Ahmed Al-Sharaa tornou-se presidente interino da Síria depois da queda de Bashar Al-Assad, dia 8 de dezembro passado. Isso ocorreu depois de uma guerra civil de 13 anos que terminou com uma rebelião de 11 dias da qual participaram vários grupos liderados por Sharaa, membro do grupo islamista Hayat Tahrir al Sham (HTS).

O presidente interino da Síria Ahmed Al-Sharaa
Wikimedia Commons
O presidente interino da Síria Ahmed Al-Sharaa

O grupo que assumiu o poder dissolveu Parlamento e suspendeu a constituição da era de Assad, cuja família governou o país por quase 60 anos. Eles se comprometeram a convocar eleições para dentro de quatro ou cinco anos.

Na apresentação da Declaração Constitucional, o governo anunciou que formaria uma comissão eleitoral superior para organizar as eleições parlamentares. Também se comprometeram a formar uma comissão para redigir uma Constituição definitiva.

Presidente quer parecer moderno ao Ocidente

Desde que chegou ao poder, Sharaa vem buscando mudar sua imagem internacional de extremista islâmico. Ele realizou diversos encontros com representantes do ocidente explicando que buscava uma transição inclusiva.

Entretanto, há uma semana, o país vem assistindo a sangrentos confrontos nos quais ao menos 1.383 civis morreram. A violência foi promovida por diversos grupos armados aliados do governo e por forças da própria segurança síria do novo regime.

As vítimas foram, principalmente, alauítas do oeste do país, grupo étnico do governante deposto ao qual pertence 10% da população síria. Em muitos casos, homens armados invadiram casas e praticaram execuções sumárias assim identificaram a etnia das pessoas. Em alguns casos famílias inteiras, inclusive crianças, foram massacradas.

As informações sobre as mortes são do Observatório Sírio de Direitos Humanos (OSDH, da sigla em inglês). Essa organização não-governamental sediada no Reino Unido, conta com uma extensa rede de informantes na Síria.

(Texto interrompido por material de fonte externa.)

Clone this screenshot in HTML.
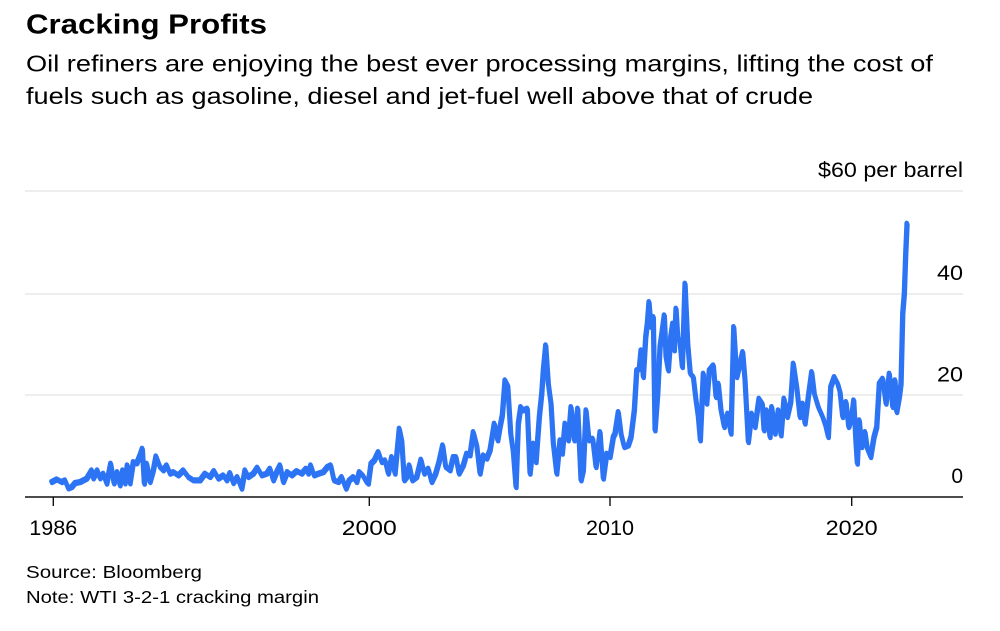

Especialistas em Oriente Médio ouvidos por reportagem da Agência Brasil avaliam que os massacres comprometem a credibilidade das declarações oficiais de um governo inclusivo.

‘Governo foi cúmplice dos massacres’, diz especialista

“Esse massacre derruba por terra o discurso (…) de Ahmed Sharaa de que a Síria é para todos os sírios, que (…) não vai excluir ninguém”, disse à Agência Brasil o professor de relações internacionais da Universidade Federal do ABC, Mohammed Nadir.

Ele lembra que o HTS, que agora encabeça o governo sírio, é oriundo de extremistas jihadistas sunitas, como os grupos Al-Qaeda e Estado Islâmico. O professor avalia que o governo fez vista grossa aos massacres e agora está desafiando os alauditas a se desarmarem.

A onda de violência tem provocado fuga em massa de alauítas. Segundo a agência Reuters, mais de 350 famílias sírias teriam se refugiado no Líbano, cruzando a pé o rio que separa os dois países.

Marcelo Buzetto, doutor em ciências sociais da Pontificia Universidade Católica (PUC) de São Paulo tem opinião semelhante a Nadir. Ele avalia que o atual governo é cúmplice dos massagres.

Quem liderou os ataques foram tropas e grupos armados do atual governo ou membros de organizações que o apoiam e que atuam publicamente, à luz do dia, com conhecimento do governo”, diz Buzetto.